This success led Armstrong to attempt his own venture into tokenomics. In mid-2023, he launched $BEN coin, seeking to capitalize on his personal brand and audience loyalty. However, the timing proved catastrophic. Shortly after the token’s debut, Armstrong was ousted from the BitBoy organization amid what Decrypt characterized as “serious and personal allegations.” The exact nature of these allegations quickly became public in the most humiliating way possible.
The Cascading Crises: When Personal Drama Becomes Public Spectacle
The controversies engulfing Armstrong compounded rapidly. He initiated legal action against the company controlling the BitBoy brand, triggering a prolonged courtroom battle. Simultaneously, revelations emerged that Armstrong had been conducting an affair with the CEO of BEN Coin—news that shattered any remaining professional credibility. The situation reached its nadir when Armstrong was arrested at the residence of a former business associate, a development that unfolded during a livestream watched in real-time by his audience.
These weren’t isolated incidents but rather a cascade of interconnected disasters that transformed Armstrong’s image from successful entrepreneur to cautionary example. Each revelation fed media coverage and legal complications, multiplying the financial burden of managing his deteriorating reputation through litigation and crisis communications.

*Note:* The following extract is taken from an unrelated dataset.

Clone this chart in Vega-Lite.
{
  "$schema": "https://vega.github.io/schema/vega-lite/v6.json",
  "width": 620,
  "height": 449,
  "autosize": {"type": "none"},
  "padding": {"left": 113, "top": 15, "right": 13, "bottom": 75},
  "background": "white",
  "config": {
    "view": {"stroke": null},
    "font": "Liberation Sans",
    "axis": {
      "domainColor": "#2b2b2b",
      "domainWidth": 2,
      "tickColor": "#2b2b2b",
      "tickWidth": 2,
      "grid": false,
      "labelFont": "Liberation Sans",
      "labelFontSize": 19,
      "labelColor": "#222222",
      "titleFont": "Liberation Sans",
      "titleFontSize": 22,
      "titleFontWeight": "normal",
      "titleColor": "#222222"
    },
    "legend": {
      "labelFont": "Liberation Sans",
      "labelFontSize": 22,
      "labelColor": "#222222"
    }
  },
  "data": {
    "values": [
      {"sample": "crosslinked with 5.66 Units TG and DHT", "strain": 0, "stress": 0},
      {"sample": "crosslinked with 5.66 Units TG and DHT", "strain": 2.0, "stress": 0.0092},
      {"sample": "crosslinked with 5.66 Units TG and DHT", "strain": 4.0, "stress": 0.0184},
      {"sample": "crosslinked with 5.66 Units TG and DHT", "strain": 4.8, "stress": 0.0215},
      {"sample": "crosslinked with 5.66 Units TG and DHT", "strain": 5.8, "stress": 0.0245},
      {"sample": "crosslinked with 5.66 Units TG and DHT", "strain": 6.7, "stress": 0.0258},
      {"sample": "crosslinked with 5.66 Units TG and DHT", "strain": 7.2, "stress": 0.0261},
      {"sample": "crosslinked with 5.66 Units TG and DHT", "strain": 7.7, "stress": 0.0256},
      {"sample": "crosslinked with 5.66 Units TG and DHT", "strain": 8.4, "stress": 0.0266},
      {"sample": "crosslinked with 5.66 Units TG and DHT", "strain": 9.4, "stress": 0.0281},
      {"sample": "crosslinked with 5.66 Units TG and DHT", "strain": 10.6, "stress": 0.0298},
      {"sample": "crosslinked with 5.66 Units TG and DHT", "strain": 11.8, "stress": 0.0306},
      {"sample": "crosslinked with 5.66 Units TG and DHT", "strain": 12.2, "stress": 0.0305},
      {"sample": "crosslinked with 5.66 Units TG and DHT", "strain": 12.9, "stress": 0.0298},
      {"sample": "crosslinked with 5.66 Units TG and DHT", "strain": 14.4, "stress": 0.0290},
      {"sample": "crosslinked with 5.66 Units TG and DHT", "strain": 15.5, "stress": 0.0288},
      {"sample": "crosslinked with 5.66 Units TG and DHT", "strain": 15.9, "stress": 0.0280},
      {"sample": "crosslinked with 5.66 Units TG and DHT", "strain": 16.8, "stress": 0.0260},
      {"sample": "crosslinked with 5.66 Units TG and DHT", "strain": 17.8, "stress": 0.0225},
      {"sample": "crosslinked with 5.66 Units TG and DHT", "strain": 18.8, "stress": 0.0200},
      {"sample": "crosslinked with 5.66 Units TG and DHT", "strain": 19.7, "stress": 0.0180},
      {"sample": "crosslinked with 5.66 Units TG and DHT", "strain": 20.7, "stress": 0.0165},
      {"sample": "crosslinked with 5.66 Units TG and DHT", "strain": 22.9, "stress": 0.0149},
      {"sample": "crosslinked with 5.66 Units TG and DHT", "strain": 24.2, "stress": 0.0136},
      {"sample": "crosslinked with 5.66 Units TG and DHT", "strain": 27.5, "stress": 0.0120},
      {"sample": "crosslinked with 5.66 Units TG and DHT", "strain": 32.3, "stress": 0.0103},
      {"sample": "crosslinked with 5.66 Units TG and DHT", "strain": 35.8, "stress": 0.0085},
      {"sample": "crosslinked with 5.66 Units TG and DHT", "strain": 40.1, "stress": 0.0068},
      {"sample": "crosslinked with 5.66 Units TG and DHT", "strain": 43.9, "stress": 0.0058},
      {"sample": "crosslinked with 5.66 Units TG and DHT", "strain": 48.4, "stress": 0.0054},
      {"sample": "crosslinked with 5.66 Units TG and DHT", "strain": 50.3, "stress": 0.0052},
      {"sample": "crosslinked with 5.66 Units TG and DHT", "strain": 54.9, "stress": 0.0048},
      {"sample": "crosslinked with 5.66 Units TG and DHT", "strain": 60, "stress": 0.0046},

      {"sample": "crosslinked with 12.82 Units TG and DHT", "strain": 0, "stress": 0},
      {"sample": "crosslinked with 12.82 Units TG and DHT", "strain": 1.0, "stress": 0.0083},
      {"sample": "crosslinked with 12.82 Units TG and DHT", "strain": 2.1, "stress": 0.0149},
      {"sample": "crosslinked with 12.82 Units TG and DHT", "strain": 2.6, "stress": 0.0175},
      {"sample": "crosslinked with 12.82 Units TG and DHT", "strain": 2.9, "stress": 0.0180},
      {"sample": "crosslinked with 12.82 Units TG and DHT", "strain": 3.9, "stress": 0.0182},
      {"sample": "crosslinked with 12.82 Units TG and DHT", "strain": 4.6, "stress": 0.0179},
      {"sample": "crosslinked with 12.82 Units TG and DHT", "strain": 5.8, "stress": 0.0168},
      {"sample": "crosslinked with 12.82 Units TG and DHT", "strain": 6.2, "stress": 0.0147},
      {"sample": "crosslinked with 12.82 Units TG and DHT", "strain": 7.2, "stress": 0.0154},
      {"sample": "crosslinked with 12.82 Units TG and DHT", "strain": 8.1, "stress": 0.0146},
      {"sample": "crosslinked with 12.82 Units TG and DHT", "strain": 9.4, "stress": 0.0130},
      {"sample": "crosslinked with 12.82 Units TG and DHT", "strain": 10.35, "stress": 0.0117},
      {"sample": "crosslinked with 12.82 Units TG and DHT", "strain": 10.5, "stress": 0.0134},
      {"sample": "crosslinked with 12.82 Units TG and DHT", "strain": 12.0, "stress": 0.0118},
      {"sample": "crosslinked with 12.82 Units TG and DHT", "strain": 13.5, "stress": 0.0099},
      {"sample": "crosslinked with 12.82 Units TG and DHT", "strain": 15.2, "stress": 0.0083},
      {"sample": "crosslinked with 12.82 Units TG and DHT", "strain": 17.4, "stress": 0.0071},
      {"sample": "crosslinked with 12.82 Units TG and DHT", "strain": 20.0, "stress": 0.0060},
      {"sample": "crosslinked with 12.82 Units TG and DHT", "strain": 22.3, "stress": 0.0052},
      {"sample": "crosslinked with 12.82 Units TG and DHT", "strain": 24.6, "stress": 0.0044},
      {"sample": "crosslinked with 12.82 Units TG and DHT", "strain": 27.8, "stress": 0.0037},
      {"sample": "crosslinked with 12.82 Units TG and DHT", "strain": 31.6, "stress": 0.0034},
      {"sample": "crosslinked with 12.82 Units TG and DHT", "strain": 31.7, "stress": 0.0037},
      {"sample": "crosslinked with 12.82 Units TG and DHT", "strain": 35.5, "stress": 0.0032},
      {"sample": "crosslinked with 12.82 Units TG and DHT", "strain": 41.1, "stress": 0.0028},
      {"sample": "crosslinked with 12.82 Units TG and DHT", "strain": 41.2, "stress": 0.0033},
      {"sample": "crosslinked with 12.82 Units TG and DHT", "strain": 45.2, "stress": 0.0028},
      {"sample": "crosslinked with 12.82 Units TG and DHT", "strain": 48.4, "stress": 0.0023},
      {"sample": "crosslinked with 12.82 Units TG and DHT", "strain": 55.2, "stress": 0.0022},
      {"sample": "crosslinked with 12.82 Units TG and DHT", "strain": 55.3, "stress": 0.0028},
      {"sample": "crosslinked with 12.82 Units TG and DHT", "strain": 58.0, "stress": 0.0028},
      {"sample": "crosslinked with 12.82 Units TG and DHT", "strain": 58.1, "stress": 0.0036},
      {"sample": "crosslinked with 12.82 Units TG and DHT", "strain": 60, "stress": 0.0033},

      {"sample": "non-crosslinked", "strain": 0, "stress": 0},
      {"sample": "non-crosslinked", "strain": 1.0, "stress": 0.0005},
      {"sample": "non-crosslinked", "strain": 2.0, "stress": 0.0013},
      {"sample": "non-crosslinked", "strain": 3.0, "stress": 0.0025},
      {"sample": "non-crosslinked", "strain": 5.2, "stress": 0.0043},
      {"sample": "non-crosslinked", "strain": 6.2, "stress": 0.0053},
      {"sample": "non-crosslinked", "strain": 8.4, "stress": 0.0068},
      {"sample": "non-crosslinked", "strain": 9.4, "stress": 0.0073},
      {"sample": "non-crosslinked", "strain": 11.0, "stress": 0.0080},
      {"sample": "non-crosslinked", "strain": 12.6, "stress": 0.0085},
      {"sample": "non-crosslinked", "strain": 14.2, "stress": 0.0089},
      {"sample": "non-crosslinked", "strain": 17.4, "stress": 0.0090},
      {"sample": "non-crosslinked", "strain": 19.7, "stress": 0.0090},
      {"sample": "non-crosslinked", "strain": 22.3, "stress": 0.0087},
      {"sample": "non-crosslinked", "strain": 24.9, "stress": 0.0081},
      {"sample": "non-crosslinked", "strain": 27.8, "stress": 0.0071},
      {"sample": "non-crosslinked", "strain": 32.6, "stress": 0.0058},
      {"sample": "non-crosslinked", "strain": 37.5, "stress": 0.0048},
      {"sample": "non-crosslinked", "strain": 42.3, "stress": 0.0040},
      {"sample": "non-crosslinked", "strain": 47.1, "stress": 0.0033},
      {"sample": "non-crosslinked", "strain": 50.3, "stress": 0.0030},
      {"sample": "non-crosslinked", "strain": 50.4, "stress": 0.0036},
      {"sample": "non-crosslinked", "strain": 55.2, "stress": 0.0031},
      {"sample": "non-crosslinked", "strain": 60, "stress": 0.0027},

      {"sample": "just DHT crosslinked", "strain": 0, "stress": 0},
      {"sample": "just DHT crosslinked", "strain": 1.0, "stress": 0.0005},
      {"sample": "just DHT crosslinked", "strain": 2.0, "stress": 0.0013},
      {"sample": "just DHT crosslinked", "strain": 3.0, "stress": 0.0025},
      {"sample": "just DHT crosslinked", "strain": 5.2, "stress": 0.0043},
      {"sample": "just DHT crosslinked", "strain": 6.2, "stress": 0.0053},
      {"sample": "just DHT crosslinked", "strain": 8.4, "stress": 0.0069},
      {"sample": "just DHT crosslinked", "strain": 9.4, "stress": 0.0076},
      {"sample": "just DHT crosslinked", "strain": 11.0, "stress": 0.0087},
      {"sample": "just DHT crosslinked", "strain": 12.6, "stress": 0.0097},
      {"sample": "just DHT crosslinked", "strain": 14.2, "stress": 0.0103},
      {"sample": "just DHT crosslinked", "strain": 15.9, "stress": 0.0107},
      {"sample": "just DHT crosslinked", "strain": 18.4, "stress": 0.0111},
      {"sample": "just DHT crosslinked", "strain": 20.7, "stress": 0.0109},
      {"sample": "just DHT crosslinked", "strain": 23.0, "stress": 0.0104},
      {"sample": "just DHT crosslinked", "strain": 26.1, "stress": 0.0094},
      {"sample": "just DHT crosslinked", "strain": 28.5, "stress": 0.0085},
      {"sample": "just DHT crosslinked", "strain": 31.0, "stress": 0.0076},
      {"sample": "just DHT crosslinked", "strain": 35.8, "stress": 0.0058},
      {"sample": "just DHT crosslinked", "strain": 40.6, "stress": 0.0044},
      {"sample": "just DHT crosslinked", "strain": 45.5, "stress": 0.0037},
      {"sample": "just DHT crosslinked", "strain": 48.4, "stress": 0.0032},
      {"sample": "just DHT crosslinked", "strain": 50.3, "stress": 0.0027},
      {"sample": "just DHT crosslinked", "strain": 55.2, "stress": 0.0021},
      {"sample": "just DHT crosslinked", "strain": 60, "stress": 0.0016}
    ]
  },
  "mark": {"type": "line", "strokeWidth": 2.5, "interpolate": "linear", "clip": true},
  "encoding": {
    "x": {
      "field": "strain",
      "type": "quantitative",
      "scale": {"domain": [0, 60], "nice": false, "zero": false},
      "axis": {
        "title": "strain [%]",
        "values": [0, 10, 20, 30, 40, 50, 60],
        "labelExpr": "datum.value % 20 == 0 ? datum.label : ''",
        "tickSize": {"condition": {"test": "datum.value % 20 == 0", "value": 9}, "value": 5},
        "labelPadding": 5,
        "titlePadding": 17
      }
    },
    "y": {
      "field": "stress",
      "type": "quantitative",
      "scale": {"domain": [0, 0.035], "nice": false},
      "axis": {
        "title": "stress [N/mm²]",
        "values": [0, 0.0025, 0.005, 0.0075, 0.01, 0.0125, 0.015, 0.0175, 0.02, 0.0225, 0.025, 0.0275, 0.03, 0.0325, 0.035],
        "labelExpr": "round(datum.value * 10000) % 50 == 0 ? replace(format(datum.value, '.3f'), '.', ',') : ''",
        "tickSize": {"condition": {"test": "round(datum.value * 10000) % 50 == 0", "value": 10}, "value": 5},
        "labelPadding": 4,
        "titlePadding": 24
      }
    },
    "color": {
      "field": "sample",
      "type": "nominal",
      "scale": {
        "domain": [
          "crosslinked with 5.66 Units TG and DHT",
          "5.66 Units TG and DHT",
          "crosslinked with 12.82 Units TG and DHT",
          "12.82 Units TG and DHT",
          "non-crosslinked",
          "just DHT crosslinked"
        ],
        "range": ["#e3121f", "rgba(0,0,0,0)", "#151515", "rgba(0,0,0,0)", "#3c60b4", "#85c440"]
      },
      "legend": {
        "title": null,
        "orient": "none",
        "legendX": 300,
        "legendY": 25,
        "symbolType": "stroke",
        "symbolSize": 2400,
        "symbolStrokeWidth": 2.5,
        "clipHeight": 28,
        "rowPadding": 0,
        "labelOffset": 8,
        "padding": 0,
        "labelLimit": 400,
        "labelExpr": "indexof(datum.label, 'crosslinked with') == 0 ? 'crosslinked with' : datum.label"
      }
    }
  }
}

The Unsustainable Economics of Influence
Armstrong’s predicament illuminates a broader fragility within crypto influencer economics. The $25,000-per-week burn rate for his daily show—which translates to roughly $1.3 million annually just for production—couldn’t be sustained once sponsorship deals dried up and audience trust evaporated. Legal fees, meanwhile, represent an entirely different category of expense: involuntary, unavoidable, and potentially endless depending on how many parties pursued claims or counterclaims against him.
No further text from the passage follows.